Nesse jardim das delícias, sobressaem o Au Pied de Cochon, um refinadíssimo francês que é o suprassumo do complexo, com cozinha comandada por Frédéric Lobjois, parisiense há 15 anos no país. A saladinha de endívias com peras e maçãs é ideal para abrir o apetite e encarar o confit de pato com purê de papas fritas e legumes. E a assiette com pot-pourri de várias sobremesas é de cair o queixo.
Mas a coisa não para por aí: O Zheng Shangai oferece a autêntica cozinha cantonesa amplificada por um olhar cosmopolita e o novíssimo Chapulín atualiza a atmosfera local para um padrão digno de Casa Cor e, além da gastronomia, impressiona a carta de Mezcal, destilado à base do sumo fermentado do agave, mais rústico que a tequila e o típico goró deles, equivalente à nossa xiboquinha.
Com um detalhe: algumas marcas introduzem na garrafa a larva da borboleta chamada gusano, que se desenvolve em meio às plantações de agave, determinando o teor alcoólico da bebida, já que, abaixo dele, ela se desintegra. E mais: segundo a cultura local, quem ingerir a última dose necessariamente tem que comer o inseto. Oyeeee!
Para fechar, dois programas irrecusáveis: a Catedral Metropolitana da Cidade do México, na Praça da Constituição ou Zócalo, monumento barroco que levou séculos de edificação (de 1573 a 1813) e que tem a versão modernista ao lado, tão imponente quanto, mas muito mais fria.
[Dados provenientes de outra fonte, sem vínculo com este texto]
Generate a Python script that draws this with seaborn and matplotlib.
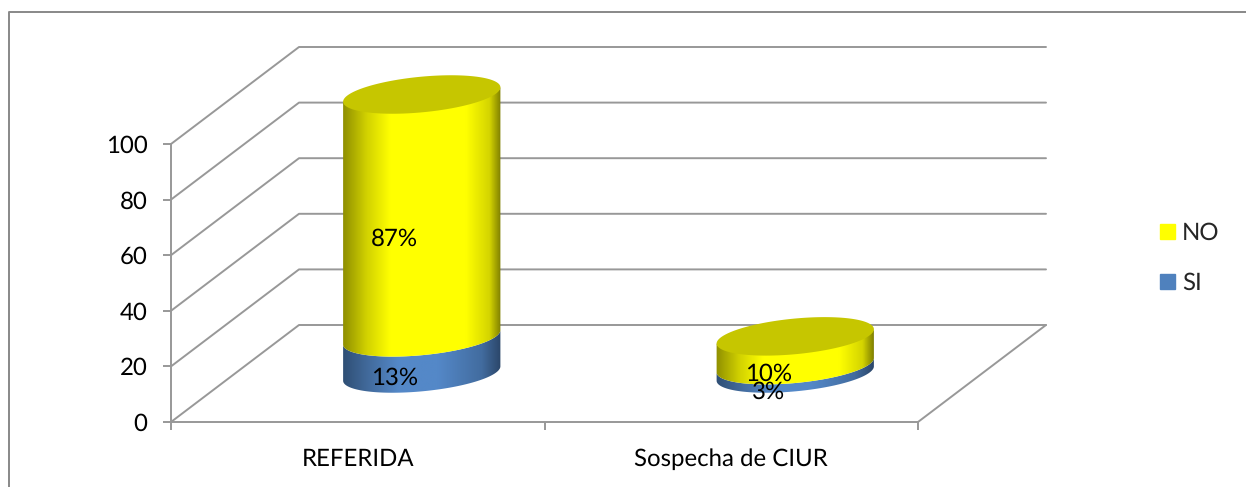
import numpy as np
import matplotlib
matplotlib.use('Agg')
import matplotlib.pyplot as plt
import seaborn as sns
from matplotlib.colors import LinearSegmentedColormap
from matplotlib.lines import Line2D
from matplotlib.patches import PathPatch, Patch
from matplotlib.path import Path
from matplotlib.transforms import IdentityTransform

# Chart values
categories = ['REFERIDA', 'Sospecha de CIUR']
si_values = [13, 3]
no_values = [87, 10]
y_ticks = [0, 20, 40, 60, 80, 100]

W, H = 1246, 487
GRAY = '#989898'
FONT = 17
DEPTH = (128, 97)        # back wall offset in pixels
TILT = np.radians(5.5)
CAP_RATIO = 0.225        # ellipse minor / major

sns.set_style('white')
plt.rcParams['font.family'] = ['Lato', 'DejaVu Sans']
plt.rcParams['text.hinting'] = 'none'
plt.rcParams['text.hinting_factor'] = 1

fig = plt.figure(figsize=(W / 100, H / 100), dpi=100)
ax = fig.add_axes([171 / W, 1 - 422 / H, (918 - 171) / W, (422 - 144) / H])

# Stacked bars: totals behind, SI in front, cylinders are built on their geometry
totals = [s + n for s, n in zip(si_values, no_values)]
sns.barplot(x=categories, y=totals, width=0.423, ax=ax)
n_bars = len(ax.patches)
sns.barplot(x=categories, y=si_values, width=0.423, ax=ax)
total_bars = ax.patches[:n_bars]
si_bars = ax.patches[n_bars:]
ax.set_xlim(-0.5, 1.5)
ax.set_ylim(0, 100)


def proj(x, y, depth=0.0):
    px, py = ax.transData.transform((x, y))
    return px + depth * DEPTH[0], py + depth * DEPTH[1]


def ellipse_pts(cx, cy, a, t):
    ex, ey = a * np.cos(t), a * CAP_RATIO * np.sin(t)
    return np.column_stack([cx + ex * np.cos(TILT) - ey * np.sin(TILT),
                            cy + ex * np.sin(TILT) + ey * np.cos(TILT)])


def draw_body(x, y0, y1, a, colors, z, lift=0.0):
    cx, cy0 = proj(x, y0, 0.5)
    cy1 = proj(x, y1, 0.5)[1] + lift
    arc = np.linspace(np.pi, 2 * np.pi, 80)
    pts = np.vstack([ellipse_pts(cx, cy0, a, arc), ellipse_pts(cx, cy1, a, arc)[::-1]])
    path = Path(np.vstack([pts, pts[0]]), closed=True)
    cmap = LinearSegmentedColormap.from_list('c', colors)
    grad = np.linspace(0, 1, 256).reshape(1, -1)
    im = ax.imshow(grad, cmap=cmap, aspect='auto', zorder=z, interpolation='bilinear',
                   extent=(cx - a, cx + a, pts[:, 1].min() - 2, pts[:, 1].max() + 2),
                   transform=IdentityTransform())
    im.set_clip_path(path, IdentityTransform())
    im.set_clip_box(fig.bbox)


# Walls and floor
for v in y_ticks:
    x0, y0 = proj(-0.5, v)
    x1, y1 = proj(-0.5, v, 1)
    x2, y2 = proj(1.5, v, 1)
    ax.add_line(Line2D([x0, x1, x2], [y0, y1, y2], color=GRAY, lw=1.4,
                       transform=IdentityTransform(), clip_on=False, zorder=1))
x0, y0 = proj(1.5, 0)
x1, y1 = proj(1.5, 0, 1)
ax.add_line(Line2D([x0, x1], [y0, y1], color=GRAY, lw=1.4,
                   transform=IdentityTransform(), clip_on=False, zorder=1))

yellow = [(0, '#8f8f00'), (0.15, '#d2d200'), (0.3, '#ffff00'), (0.78, '#ffff00'),
          (0.93, '#d4d400'), (1, '#7f7f00')]
blue = [(0, '#2f4f75'), (0.15, '#41699a'), (0.35, '#5488c8'), (0.6, '#5488c8'),
        (0.88, '#426c9f'), (1, '#2b4669')]

# Cylinders built from the bars seaborn laid out
for tot, si in zip(total_bars, si_bars):
    x = tot.get_x() + tot.get_width() / 2
    a = (proj(tot.get_x() + tot.get_width(), 0)[0] - proj(tot.get_x(), 0)[0]) / 2
    top = tot.get_height()
    draw_body(x, 0, si.get_height(), a, blue, 3)
    draw_body(x, si.get_height(), top, a, yellow, 4, lift=2)
    cx, cy = proj(x, top, 0.5)
    cap = ellipse_pts(cx, cy + 1, a, np.linspace(0, 2 * np.pi, 160))
    ax.add_patch(PathPatch(Path(cap), facecolor='#c6c600', edgecolor='none',
                           transform=IdentityTransform(), clip_on=False, zorder=5))
    tot.set_visible(False)
    si.set_visible(False)

# Percent labels
for i, (s, n) in enumerate(zip(si_values, no_values)):
    for mid, val in ((s / 2, s), (s + n / 2, n)):
        px = proj(i, mid, 0.29)[0]
        py = proj(i, mid, 0.27)[1]
        ax.text(px, py, f'{val}%', transform=IdentityTransform(), ha='center', va='center',
                fontsize=FONT, color='black', zorder=6, clip_on=False)

# Axes
sns.despine(ax=ax, top=True, right=True)
for side in ('left', 'bottom'):
    ax.spines[side].set_color(GRAY)
    ax.spines[side].set_linewidth(1.4)
ax.set_yticks(y_ticks)
ax.set_xticks([0, 1])
ax.set_xticklabels(categories)
ax.set_xticks([-0.5, 0.5, 1.5], minor=True)
ax.tick_params(axis='y', left=True, length=6, width=1.4, color=GRAY, labelsize=FONT, pad=11, labelcolor='black')
ax.tick_params(axis='x', which='major', bottom=False, length=0, labelsize=FONT, pad=19, labelcolor='black')
ax.tick_params(axis='x', which='minor', bottom=True, length=6, width=1.4, color=GRAY)

# Legend
handles = [Patch(color='#ffff00', label='NO'), Patch(color='#4f81bd', label='SI')]
fig.legend(handles=handles, frameon=False, fontsize=FONT, loc='center left',
           bbox_to_anchor=(1160 / W, 1 - 258 / H), handlelength=0.64, handleheight=0.64,
           handletextpad=0.28, labelspacing=1.2, borderpad=0, borderaxespad=0)

# Chart frame, open at the bottom and right
fig.add_artist(Line2D([8.5 / W, 8.5 / W, 1], [0, 1 - 11.5 / H, 1 - 11.5 / H], color='#888888', lw=1.4,
                      transform=fig.transFigure))

fig.savefig('out.png', dpi=100, facecolor='white')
A primeira, construída por Hernán Cortés sobre os escombros do templo asteca da antiga cidade pré-colombiana de Tenochtitlán, impressiona e um programinha imprescindível é comprar uma vela na lojinha e rezar (sério!) para Nossa Senhora de Guadalupe, enquanto os mariachis tocam e cantam ao fundo. A imagem que vem à cabeça é que Antonio Banderas , saído diretamente de “A balada do pistoleiro” (Desperado, de Robert Rodriguez, Columbia Pictures, 1995), vai surgir da multidão iniciando uma pancadaria. Mas, como isso não vem, melhor se dedicar à reza forte e pedir uma benção à padroeira do México.
E depois, subir a bela escadaria em direção ao convento, enquanto os músicos tocam em seus degraus, para tomar uma paleta mexicana na lojinha do topo e ter a privilegiada visão da vista. Indescritível.
Para fechar, nada como reservar uma tarde para visitar o hoje Museu Frida Kahlo, instituído na casa onde a artista morou com o muralista Diego Rivera. Inevitável a comparação com La Majorelle e seus jardins, a casa de veraneio de Yves-Saint Laurent e Pierre Berger em Marrakesh. Um mergulho na arte e no tempo, com os ambientes ainda decorados com os objetos e mobiliário do casal, espécie de casinha de bonecas em tamanho real repleta de memorabilia. Depois dessa viagem, já dá até para voltar de viagem com a alma renovada.